= What the exercise asks =
Reproduce all the lines exactly as they stand, apart from the pictures.

= Material =
################
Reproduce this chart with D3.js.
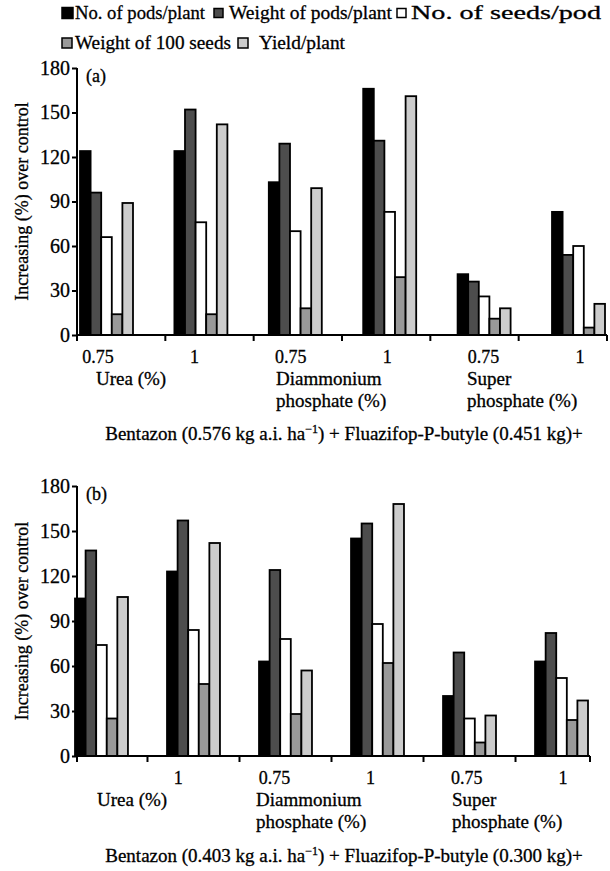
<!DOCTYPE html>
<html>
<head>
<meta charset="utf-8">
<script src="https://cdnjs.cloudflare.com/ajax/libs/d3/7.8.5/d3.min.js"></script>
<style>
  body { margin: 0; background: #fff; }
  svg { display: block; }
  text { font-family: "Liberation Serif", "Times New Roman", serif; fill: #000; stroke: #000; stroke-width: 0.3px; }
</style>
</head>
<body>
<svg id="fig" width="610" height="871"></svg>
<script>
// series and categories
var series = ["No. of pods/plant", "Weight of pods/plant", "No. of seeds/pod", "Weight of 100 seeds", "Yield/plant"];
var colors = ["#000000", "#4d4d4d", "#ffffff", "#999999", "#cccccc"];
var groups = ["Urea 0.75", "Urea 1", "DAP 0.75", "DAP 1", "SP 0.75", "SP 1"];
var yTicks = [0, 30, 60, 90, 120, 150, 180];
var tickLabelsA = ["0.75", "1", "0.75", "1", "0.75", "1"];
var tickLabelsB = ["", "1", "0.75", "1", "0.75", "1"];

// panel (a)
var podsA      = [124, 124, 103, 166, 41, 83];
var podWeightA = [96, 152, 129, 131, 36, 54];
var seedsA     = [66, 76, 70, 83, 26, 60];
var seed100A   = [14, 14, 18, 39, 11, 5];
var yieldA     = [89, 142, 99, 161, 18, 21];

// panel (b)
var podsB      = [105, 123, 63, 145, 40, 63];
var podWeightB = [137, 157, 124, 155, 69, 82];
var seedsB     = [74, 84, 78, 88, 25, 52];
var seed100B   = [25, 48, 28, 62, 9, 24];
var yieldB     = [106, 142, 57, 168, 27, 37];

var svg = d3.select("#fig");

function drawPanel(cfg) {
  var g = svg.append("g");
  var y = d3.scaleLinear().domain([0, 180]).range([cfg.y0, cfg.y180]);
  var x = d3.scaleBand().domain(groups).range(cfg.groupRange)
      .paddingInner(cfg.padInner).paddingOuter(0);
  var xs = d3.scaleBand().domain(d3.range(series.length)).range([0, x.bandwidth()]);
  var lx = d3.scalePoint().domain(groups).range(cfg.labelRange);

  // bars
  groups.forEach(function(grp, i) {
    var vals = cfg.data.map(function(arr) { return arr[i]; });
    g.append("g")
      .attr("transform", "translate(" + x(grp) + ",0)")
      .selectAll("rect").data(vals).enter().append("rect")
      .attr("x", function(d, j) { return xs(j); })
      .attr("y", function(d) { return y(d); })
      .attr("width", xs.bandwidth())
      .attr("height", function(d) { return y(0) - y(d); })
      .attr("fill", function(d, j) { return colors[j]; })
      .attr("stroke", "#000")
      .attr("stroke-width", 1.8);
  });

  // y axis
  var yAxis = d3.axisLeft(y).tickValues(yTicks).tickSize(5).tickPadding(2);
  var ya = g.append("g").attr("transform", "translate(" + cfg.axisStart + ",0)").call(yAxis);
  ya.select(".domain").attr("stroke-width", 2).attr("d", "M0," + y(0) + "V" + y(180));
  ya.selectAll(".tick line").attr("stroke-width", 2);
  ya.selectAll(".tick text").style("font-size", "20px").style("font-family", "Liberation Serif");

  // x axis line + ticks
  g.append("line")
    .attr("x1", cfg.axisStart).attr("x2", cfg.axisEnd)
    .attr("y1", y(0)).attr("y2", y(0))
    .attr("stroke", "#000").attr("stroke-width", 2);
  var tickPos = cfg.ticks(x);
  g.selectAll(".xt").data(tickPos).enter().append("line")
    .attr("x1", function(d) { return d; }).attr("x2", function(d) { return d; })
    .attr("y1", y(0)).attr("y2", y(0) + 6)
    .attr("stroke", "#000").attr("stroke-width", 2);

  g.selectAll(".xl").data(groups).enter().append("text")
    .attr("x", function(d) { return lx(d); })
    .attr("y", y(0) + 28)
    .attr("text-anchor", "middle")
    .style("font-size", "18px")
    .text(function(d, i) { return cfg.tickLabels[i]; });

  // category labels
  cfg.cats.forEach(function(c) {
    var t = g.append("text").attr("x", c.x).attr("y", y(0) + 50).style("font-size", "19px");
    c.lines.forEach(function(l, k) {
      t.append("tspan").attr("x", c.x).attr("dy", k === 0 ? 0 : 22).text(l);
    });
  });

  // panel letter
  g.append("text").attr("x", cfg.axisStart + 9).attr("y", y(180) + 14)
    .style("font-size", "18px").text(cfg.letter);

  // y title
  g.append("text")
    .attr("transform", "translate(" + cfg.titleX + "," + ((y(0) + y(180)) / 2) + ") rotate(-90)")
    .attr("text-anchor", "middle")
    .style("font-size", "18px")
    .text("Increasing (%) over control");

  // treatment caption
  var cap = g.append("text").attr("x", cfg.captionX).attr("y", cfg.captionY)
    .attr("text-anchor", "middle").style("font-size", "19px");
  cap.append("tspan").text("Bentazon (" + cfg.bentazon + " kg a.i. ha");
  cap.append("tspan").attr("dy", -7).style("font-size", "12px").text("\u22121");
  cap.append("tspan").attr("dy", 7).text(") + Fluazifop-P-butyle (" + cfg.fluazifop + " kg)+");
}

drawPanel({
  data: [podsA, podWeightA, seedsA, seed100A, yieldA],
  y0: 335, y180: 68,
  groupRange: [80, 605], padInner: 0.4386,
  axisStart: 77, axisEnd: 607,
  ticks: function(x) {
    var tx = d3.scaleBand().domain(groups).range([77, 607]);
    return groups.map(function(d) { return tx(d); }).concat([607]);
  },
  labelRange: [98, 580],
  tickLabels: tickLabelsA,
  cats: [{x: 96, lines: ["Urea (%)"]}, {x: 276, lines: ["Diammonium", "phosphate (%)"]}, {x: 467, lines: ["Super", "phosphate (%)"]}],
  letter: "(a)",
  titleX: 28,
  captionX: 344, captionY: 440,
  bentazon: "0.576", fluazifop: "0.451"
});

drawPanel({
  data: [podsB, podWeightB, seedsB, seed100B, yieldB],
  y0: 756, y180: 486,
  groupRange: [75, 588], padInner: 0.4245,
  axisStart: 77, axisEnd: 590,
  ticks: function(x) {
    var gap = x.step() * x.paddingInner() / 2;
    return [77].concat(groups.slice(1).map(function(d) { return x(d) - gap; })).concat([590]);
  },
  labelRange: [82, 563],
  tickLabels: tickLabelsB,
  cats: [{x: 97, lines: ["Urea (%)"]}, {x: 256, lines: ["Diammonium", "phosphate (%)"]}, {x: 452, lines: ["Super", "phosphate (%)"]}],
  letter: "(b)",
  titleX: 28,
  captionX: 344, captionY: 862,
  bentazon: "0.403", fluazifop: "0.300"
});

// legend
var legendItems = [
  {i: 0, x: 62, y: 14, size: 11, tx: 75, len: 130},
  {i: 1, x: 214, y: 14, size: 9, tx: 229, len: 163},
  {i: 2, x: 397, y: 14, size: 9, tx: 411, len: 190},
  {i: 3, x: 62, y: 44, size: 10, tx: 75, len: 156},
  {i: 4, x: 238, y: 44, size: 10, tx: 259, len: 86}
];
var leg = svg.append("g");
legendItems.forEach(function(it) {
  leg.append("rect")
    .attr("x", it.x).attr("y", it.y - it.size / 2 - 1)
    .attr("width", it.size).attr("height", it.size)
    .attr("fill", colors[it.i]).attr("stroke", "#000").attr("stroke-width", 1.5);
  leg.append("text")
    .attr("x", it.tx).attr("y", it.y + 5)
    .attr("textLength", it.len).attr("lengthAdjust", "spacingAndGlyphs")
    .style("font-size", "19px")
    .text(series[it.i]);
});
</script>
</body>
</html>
################
= Finished answer =
Reproduce this chart with D3.js.
<!DOCTYPE html>
<html>
<head>
<meta charset="utf-8">
<script src="https://cdnjs.cloudflare.com/ajax/libs/d3/7.8.5/d3.min.js"></script>
<style>
  body { margin: 0; background: #fff; }
  svg { display: block; }
  text { font-family: "Liberation Serif", "Times New Roman", serif; fill: #000; stroke: #000; stroke-width: 0.3px; }
</style>
</head>
<body>
<svg id="fig" width="610" height="871"></svg>
<script>
// series and categories
var series = ["No. of pods/plant", "Weight of pods/plant", "No. of seeds/pod", "Weight of 100 seeds", "Yield/plant"];
var colors = ["#000000", "#4d4d4d", "#ffffff", "#999999", "#cccccc"];
var groups = ["Urea 0.75", "Urea 1", "DAP 0.75", "DAP 1", "SP 0.75", "SP 1"];
var yTicks = [0, 30, 60, 90, 120, 150, 180];
var tickLabelsA = ["0.75", "1", "0.75", "1", "0.75", "1"];
var tickLabelsB = ["", "1", "0.75", "1", "0.75", "1"];

// panel (a)
var podsA      = [124, 124, 103, 166, 41, 83];
var podWeightA = [96, 152, 129, 131, 36, 54];
var seedsA     = [66, 76, 70, 83, 26, 60];
var seed100A   = [14, 14, 18, 39, 11, 5];
var yieldA     = [89, 142, 99, 161, 18, 21];

// panel (b)
var podsB      = [105, 123, 63, 145, 40, 63];
var podWeightB = [137, 157, 124, 155, 69, 82];
var seedsB     = [74, 84, 78, 88, 25, 52];
var seed100B   = [25, 48, 28, 62, 9, 24];
var yieldB     = [106, 142, 57, 168, 27, 37];

var svg = d3.select("#fig");

function drawPanel(cfg) {
  var g = svg.append("g");
  var y = d3.scaleLinear().domain([0, 180]).range([cfg.y0, cfg.y180]);
  var x = d3.scaleBand().domain(groups).range(cfg.groupRange)
      .paddingInner(cfg.padInner).paddingOuter(0);
  var xs = d3.scaleBand().domain(d3.range(series.length)).range([0, x.bandwidth()]);
  var lx = d3.scalePoint().domain(groups).range(cfg.labelRange);

  // bars
  groups.forEach(function(grp, i) {
    var vals = cfg.data.map(function(arr) { return arr[i]; });
    g.append("g")
      .attr("transform", "translate(" + x(grp) + ",0)")
      .selectAll("rect").data(vals).enter().append("rect")
      .attr("x", function(d, j) { return xs(j); })
      .attr("y", function(d) { return y(d); })
      .attr("width", xs.bandwidth())
      .attr("height", function(d) { return y(0) - y(d); })
      .attr("fill", function(d, j) { return colors[j]; })
      .attr("stroke", "#000")
      .attr("stroke-width", 1.8);
  });

  // y axis
  var yAxis = d3.axisLeft(y).tickValues(yTicks).tickSize(5).tickPadding(2);
  var ya = g.append("g").attr("transform", "translate(" + cfg.axisStart + ",0)").call(yAxis);
  ya.select(".domain").attr("stroke-width", 2).attr("d", "M0," + y(0) + "V" + y(180));
  ya.selectAll(".tick line").attr("stroke-width", 2);
  ya.selectAll(".tick text").style("font-size", "20px").style("font-family", "Liberation Serif");

  // x axis line + ticks
  g.append("line")
    .attr("x1", cfg.axisStart).attr("x2", cfg.axisEnd)
    .attr("y1", y(0)).attr("y2", y(0))
    .attr("stroke", "#000").attr("stroke-width", 2);
  var tickPos = cfg.ticks(x);
  g.selectAll(".xt").data(tickPos).enter().append("line")
    .attr("x1", function(d) { return d; }).attr("x2", function(d) { return d; })
    .attr("y1", y(0)).attr("y2", y(0) + 6)
    .attr("stroke", "#000").attr("stroke-width", 2);

  g.selectAll(".xl").data(groups).enter().append("text")
    .attr("x", function(d) { return lx(d); })
    .attr("y", y(0) + 28)
    .attr("text-anchor", "middle")
    .style("font-size", "18px")
    .text(function(d, i) { return cfg.tickLabels[i]; });

  // category labels
  cfg.cats.forEach(function(c) {
    var t = g.append("text").attr("x", c.x).attr("y", y(0) + 50).style("font-size", "19px");
    c.lines.forEach(function(l, k) {
      t.append("tspan").attr("x", c.x).attr("dy", k === 0 ? 0 : 22).text(l);
    });
  });

  // panel letter
  g.append("text").attr("x", cfg.axisStart + 9).attr("y", y(180) + 14)
    .style("font-size", "18px").text(cfg.letter);

  // y title
  g.append("text")
    .attr("transform", "translate(" + cfg.titleX + "," + ((y(0) + y(180)) / 2) + ") rotate(-90)")
    .attr("text-anchor", "middle")
    .style("font-size", "18px")
    .text("Increasing (%) over control");

  // treatment caption
  var cap = g.append("text").attr("x", cfg.captionX).attr("y", cfg.captionY)
    .attr("text-anchor", "middle").style("font-size", "19px");
  cap.append("tspan").text("Bentazon (" + cfg.bentazon + " kg a.i. ha");
  cap.append("tspan").attr("dy", -7).style("font-size", "12px").text("\u22121");
  cap.append("tspan").attr("dy", 7).text(") + Fluazifop-P-butyle (" + cfg.fluazifop + " kg)+");
}

drawPanel({
  data: [podsA, podWeightA, seedsA, seed100A, yieldA],
  y0: 335, y180: 68,
  groupRange: [80, 605], padInner: 0.4386,
  axisStart: 77, axisEnd: 607,
  ticks: function(x) {
    var tx = d3.scaleBand().domain(groups).range([77, 607]);
    return groups.map(function(d) { return tx(d); }).concat([607]);
  },
  labelRange: [98, 580],
  tickLabels: tickLabelsA,
  cats: [{x: 96, lines: ["Urea (%)"]}, {x: 276, lines: ["Diammonium", "phosphate (%)"]}, {x: 467, lines: ["Super", "phosphate (%)"]}],
  letter: "(a)",
  titleX: 28,
  captionX: 344, captionY: 440,
  bentazon: "0.576", fluazifop: "0.451"
});

drawPanel({
  data: [podsB, podWeightB, seedsB, seed100B, yieldB],
  y0: 756, y180: 486,
  groupRange: [75, 588], padInner: 0.4245,
  axisStart: 77, axisEnd: 590,
  ticks: function(x) {
    var gap = x.step() * x.paddingInner() / 2;
    return [77].concat(groups.slice(1).map(function(d) { return x(d) - gap; })).concat([590]);
  },
  labelRange: [82, 563],
  tickLabels: tickLabelsB,
  cats: [{x: 97, lines: ["Urea (%)"]}, {x: 256, lines: ["Diammonium", "phosphate (%)"]}, {x: 452, lines: ["Super", "phosphate (%)"]}],
  letter: "(b)",
  titleX: 28,
  captionX: 344, captionY: 862,
  bentazon: "0.403", fluazifop: "0.300"
});

// legend
var legendItems = [
  {i: 0, x: 62, y: 14, size: 11, tx: 75, len: 130},
  {i: 1, x: 214, y: 14, size: 9, tx: 229, len: 163},
  {i: 2, x: 397, y: 14, size: 9, tx: 411, len: 190},
  {i: 3, x: 62, y: 44, size: 10, tx: 75, len: 156},
  {i: 4, x: 238, y: 44, size: 10, tx: 259, len: 86}
];
var leg = svg.append("g");
legendItems.forEach(function(it) {
  leg.append("rect")
    .attr("x", it.x).attr("y", it.y - it.size / 2 - 1)
    .attr("width", it.size).attr("height", it.size)
    .attr("fill", colors[it.i]).attr("stroke", "#000").attr("stroke-width", 1.5);
  leg.append("text")
    .attr("x", it.tx).attr("y", it.y + 5)
    .attr("textLength", it.len).attr("lengthAdjust", "spacingAndGlyphs")
    .style("font-size", "19px")
    .text(series[it.i]);
});
</script>
</body>
</html>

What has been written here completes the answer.